Information provided
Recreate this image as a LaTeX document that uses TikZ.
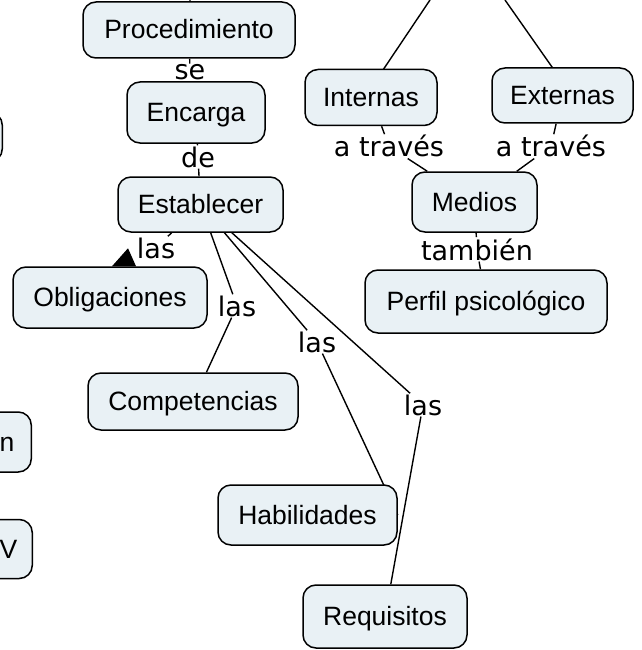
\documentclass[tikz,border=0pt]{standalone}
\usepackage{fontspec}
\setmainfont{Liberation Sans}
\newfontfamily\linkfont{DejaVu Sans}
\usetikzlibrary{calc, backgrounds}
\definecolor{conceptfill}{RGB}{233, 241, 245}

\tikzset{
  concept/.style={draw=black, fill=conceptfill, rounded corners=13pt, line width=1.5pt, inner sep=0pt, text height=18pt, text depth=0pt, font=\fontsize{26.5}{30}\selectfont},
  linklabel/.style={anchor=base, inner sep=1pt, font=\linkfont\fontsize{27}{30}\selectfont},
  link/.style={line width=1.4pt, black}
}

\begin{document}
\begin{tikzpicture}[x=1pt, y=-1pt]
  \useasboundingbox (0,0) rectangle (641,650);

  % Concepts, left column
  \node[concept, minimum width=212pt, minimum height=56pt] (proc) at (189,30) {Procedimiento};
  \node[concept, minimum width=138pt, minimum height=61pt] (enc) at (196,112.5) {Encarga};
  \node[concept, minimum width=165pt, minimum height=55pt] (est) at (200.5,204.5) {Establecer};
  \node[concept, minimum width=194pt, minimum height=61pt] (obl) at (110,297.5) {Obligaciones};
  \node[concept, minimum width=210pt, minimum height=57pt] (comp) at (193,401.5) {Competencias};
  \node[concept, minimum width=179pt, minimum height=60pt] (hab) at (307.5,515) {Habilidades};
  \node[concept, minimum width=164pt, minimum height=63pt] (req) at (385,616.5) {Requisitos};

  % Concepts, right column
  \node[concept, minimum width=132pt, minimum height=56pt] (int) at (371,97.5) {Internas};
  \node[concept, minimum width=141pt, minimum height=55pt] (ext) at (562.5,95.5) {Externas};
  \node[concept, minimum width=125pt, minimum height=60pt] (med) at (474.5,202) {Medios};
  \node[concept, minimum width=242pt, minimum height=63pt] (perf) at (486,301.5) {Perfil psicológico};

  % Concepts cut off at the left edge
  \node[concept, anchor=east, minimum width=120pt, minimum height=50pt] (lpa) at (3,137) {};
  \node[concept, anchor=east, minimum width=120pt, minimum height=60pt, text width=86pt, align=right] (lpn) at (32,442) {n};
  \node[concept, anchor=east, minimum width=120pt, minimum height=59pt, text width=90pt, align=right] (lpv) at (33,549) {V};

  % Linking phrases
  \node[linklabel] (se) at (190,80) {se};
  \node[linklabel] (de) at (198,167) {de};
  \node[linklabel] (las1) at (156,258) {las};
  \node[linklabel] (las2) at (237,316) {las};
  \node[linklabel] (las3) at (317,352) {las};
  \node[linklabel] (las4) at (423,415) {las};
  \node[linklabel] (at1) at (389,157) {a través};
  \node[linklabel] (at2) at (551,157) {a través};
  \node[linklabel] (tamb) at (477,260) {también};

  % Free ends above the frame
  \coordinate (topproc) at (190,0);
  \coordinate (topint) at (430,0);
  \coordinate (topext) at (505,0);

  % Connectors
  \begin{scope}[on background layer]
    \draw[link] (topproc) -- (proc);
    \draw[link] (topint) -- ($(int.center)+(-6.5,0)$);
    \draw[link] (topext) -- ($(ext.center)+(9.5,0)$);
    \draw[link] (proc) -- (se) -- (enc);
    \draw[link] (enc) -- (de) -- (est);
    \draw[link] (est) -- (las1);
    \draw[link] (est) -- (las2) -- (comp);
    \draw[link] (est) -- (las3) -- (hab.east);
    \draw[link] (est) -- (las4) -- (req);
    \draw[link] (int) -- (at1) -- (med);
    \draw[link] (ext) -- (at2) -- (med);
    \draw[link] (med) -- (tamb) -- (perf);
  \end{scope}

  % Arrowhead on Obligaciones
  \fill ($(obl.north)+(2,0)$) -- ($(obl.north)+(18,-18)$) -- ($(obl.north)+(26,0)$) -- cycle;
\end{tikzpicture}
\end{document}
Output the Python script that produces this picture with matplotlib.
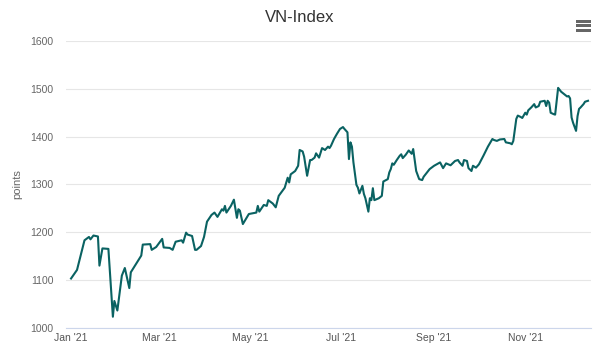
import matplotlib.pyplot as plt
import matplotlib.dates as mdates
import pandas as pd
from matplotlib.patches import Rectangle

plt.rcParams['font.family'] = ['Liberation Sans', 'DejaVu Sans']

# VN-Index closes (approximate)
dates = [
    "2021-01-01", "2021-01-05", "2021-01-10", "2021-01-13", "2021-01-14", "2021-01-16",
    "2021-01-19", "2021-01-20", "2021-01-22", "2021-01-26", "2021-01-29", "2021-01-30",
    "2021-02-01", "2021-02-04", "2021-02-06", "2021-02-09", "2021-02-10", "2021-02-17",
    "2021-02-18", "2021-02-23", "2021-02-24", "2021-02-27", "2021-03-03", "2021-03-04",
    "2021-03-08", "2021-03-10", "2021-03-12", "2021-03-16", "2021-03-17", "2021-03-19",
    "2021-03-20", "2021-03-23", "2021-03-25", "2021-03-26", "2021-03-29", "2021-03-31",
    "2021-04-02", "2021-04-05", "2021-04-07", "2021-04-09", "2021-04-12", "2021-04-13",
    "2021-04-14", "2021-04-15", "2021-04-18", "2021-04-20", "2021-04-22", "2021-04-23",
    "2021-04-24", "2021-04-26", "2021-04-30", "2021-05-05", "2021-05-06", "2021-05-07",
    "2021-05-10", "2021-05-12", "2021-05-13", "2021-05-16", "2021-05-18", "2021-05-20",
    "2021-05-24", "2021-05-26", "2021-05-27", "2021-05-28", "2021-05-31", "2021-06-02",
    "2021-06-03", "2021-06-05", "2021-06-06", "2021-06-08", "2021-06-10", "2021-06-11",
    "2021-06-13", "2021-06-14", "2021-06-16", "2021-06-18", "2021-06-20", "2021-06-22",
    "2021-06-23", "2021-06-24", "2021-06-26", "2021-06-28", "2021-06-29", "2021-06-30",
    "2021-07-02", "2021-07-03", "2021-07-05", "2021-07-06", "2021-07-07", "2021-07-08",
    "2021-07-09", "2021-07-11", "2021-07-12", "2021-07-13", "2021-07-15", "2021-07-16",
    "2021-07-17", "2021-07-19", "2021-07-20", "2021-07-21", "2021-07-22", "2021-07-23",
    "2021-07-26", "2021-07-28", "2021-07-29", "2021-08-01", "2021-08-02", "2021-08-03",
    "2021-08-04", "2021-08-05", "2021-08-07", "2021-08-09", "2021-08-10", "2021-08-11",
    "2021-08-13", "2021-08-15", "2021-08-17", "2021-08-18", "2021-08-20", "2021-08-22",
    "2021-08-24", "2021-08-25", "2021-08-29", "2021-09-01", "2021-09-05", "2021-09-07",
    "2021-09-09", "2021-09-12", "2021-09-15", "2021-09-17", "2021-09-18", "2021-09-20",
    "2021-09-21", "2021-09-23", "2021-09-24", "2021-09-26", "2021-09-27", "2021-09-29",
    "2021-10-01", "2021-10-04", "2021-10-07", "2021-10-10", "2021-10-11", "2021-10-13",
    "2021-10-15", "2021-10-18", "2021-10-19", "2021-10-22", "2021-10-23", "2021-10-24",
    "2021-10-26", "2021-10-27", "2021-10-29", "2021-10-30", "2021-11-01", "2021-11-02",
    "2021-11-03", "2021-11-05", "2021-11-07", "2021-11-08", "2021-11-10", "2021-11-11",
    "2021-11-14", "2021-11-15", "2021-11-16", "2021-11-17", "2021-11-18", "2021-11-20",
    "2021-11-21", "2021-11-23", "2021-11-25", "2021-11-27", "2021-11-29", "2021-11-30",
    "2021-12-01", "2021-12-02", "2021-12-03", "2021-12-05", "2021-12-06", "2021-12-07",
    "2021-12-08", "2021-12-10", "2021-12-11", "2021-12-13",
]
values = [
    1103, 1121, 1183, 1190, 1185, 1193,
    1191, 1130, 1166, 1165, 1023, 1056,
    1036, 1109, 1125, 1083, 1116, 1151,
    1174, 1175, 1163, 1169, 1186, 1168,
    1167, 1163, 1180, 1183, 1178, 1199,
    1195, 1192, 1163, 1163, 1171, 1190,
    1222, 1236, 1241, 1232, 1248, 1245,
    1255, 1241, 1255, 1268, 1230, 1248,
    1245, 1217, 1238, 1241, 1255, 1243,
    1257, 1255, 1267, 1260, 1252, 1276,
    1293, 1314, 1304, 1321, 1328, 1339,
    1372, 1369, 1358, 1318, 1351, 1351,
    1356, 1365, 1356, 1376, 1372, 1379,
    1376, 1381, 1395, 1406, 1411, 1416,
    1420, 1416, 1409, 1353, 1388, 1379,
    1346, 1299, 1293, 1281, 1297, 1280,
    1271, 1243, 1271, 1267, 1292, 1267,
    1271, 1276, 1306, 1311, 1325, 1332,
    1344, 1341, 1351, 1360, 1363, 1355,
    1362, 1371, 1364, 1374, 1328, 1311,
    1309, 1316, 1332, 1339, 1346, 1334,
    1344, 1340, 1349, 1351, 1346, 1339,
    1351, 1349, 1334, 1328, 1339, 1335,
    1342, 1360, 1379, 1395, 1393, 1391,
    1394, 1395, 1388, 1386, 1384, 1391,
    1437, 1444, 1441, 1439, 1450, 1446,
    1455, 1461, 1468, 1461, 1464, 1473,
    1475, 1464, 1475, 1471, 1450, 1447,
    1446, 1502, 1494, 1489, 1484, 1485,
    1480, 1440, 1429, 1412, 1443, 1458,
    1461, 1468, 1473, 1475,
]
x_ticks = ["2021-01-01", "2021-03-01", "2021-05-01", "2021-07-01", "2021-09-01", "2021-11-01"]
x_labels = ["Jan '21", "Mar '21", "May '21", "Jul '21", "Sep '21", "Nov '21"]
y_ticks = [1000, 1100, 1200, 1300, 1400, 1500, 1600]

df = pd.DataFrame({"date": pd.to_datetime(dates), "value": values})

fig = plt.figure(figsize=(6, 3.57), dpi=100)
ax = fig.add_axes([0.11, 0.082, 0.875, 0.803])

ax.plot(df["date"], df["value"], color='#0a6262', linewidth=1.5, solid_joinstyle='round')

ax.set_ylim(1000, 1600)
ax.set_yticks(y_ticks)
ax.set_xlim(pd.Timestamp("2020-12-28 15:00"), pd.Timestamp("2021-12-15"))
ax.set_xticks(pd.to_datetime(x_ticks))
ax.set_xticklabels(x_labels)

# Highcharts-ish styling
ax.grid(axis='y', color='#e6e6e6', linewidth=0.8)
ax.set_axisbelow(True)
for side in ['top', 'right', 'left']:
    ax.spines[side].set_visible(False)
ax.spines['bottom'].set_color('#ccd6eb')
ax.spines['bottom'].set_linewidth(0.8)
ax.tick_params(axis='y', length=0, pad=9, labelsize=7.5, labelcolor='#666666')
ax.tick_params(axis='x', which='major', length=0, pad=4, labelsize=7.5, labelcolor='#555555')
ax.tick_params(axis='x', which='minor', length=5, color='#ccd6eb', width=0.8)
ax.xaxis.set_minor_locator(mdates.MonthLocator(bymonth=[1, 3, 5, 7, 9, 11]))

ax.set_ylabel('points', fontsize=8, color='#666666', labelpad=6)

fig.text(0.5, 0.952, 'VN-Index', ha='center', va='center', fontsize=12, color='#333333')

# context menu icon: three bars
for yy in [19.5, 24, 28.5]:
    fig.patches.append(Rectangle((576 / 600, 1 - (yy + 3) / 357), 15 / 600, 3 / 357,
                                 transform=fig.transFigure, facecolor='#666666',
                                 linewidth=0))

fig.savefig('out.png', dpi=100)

Given problem
Among the records above, locate the line containing "Output the Python" and the line containing "plt.rcParams['font.family'] = ['Liberation", then transcribe exactly the lines starting at the first and ending at the second, with no pictures.

Solution below
Output the Python script that produces this picture with matplotlib.
import matplotlib.pyplot as plt
import matplotlib.dates as mdates
import pandas as pd
from matplotlib.patches import Rectangle

plt.rcParams['font.family'] = ['Liberation Sans', 'DejaVu Sans']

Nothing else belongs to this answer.